● **Stated task**:
Look at the data below and print exactly the lines from its first line through the line with "const L = 79, T = 22, R = 677, B = 465;"; the pictures stay out of the copy.
— START —
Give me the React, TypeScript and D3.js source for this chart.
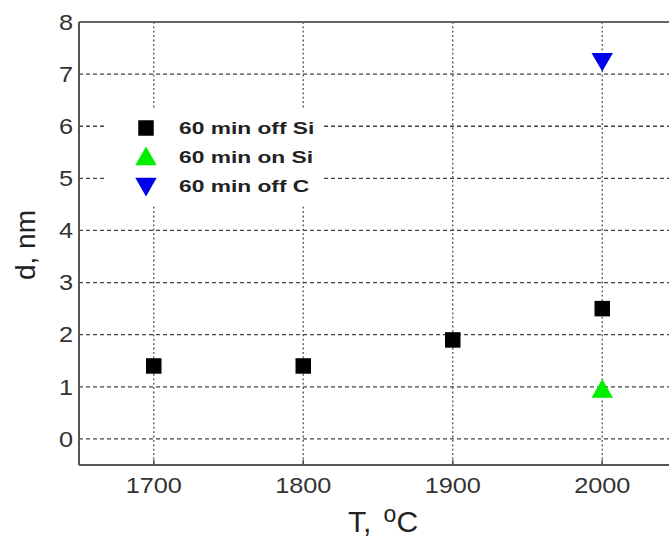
import React from "react";
import * as d3 from "d3";

const temps = [1700, 1800, 1900, 2000];
const offSi = [1.4, 1.4, 1.9, 2.5];
const onSiT = [2000];
const onSi = [0.95];
const offCT = [2000];
const offC = [7.25];
const yTicks = [0, 1, 2, 3, 4, 5, 6, 7, 8];
const xTicks = [1700, 1800, 1900, 2000];
const legendLabels = ["60 min off Si", "60 min on Si", "60 min off C"];

const W = 669, H = 539;
const L = 79, T = 22, R = 677, B = 465;

export default function App() {
  const x = d3.scaleLinear().domain([1650, 2050]).range([L, R]);
  const y = d3.scaleLinear().domain([-0.5, 8]).range([B, T]);
  const sq = d3.symbol().type(d3.symbolSquare).size(240);
  const tri = d3.symbol().type(d3.symbolTriangle).size(200);
  const lg = { x0: 106, y0: 108, x1: 322, y1: 205 };
  const font = "Arial, 'Liberation Sans', sans-serif";
  return (
    <svg width={W} height={H} style={{ position: "absolute", left: 0, top: 0, background: "#fff" }} fontFamily={font}>
      <defs>
        <clipPath id="plot"><rect x={L} y={T} width={W - L} height={B - T} /></clipPath>
      </defs>
      <g clipPath="url(#plot)">
        {yTicks.filter(v => v < 8).map(v => (
          <line key={"h" + v} x1={L} x2={R} y1={y(v)} y2={y(v)} stroke="#444" strokeWidth={1.3} strokeDasharray="4,3" />
        ))}
        {xTicks.map(v => (
          <line key={"v" + v} x1={x(v)} x2={x(v)} y1={T} y2={B} stroke="#555" strokeWidth={1.4} strokeDasharray="1.8,2.6" />
        ))}
        <rect x={lg.x0} y={lg.y0} width={lg.x1 - lg.x0} height={lg.y1 - lg.y0} fill="#fff" />
        {temps.map((t, i) => (
          <path key={"s" + i} d={sq()!} transform={`translate(${x(t)},${y(offSi[i])})`} fill="#000" />
        ))}
        {onSiT.map((t, i) => (
          <path key={"g" + i} d={tri()!} transform={`translate(${x(t)},${y(onSi[i]) + 2})`} fill="#00ee00" />
        ))}
        {offCT.map((t, i) => (
          <path key={"b" + i} d={tri()!} transform={`translate(${x(t)},${y(offC[i]) - 2}) rotate(180)`} fill="#0000ee" />
        ))}
      </g>
      <line x1={L} x2={W} y1={T} y2={T} stroke="#666" strokeWidth={2} />
      <line x1={L} x2={W} y1={B} y2={B} stroke="#555" strokeWidth={2} />
      <line x1={L} x2={L} y1={T} y2={B} stroke="#555" strokeWidth={2} />
      {xTicks.map(v => (
        <line key={"xt" + v} x1={x(v)} x2={x(v)} y1={B} y2={B - 5} stroke="#555" strokeWidth={1.5} />
      ))}
      {yTicks.map(v => (
        <text key={"yl" + v} transform={`translate(73,${y(v)}) scale(1.15,1)`} dy="0.35em" textAnchor="end" fontSize={22} fill="#333">{v}</text>
      ))}
      {xTicks.map(v => (
        <text key={"xl" + v} transform={`translate(${x(v)},493) scale(1.15,1)`} textAnchor="middle" fontSize={22} fill="#333">{v}</text>
      ))}
      <text x={383} y={532} textAnchor="middle" fontSize={30} fill="#222">
        T,  <tspan dx={4} dy={-10} fontSize={23}>o</tspan><tspan dy={10}>C</tspan>
      </text>
      <text transform="translate(35,245) rotate(-90)" textAnchor="middle" fontSize={28} fill="#222">d, nm</text>
      {legendLabels.map((s, i) => {
        const cy = 128 + i * 29;
        const mark = i === 0
          ? <path d={sq()!} transform={`translate(146,${cy})`} fill="#000" />
          : i === 1
            ? <path d={tri()!} transform={`translate(146,${cy + 2})`} fill="#00ee00" />
            : <path d={tri()!} transform={`translate(146,${cy - 2}) rotate(180)`} fill="#0000ee" />;
        return (
          <g key={"lg" + i}>
            {mark}
            <text transform={`translate(179,${cy}) scale(1.38,1)`} dy="0.35em" fontSize={16.5} fontWeight="bold" fill="#222">{s}</text>
          </g>
        );
      })}
    </svg>
  );
}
— END —
● **Output of the task**:
Give me the React, TypeScript and D3.js source for this chart.
import React from "react";
import * as d3 from "d3";

const temps = [1700, 1800, 1900, 2000];
const offSi = [1.4, 1.4, 1.9, 2.5];
const onSiT = [2000];
const onSi = [0.95];
const offCT = [2000];
const offC = [7.25];
const yTicks = [0, 1, 2, 3, 4, 5, 6, 7, 8];
const xTicks = [1700, 1800, 1900, 2000];
const legendLabels = ["60 min off Si", "60 min on Si", "60 min off C"];

const W = 669, H = 539;
const L = 79, T = 22, R = 677, B = 465;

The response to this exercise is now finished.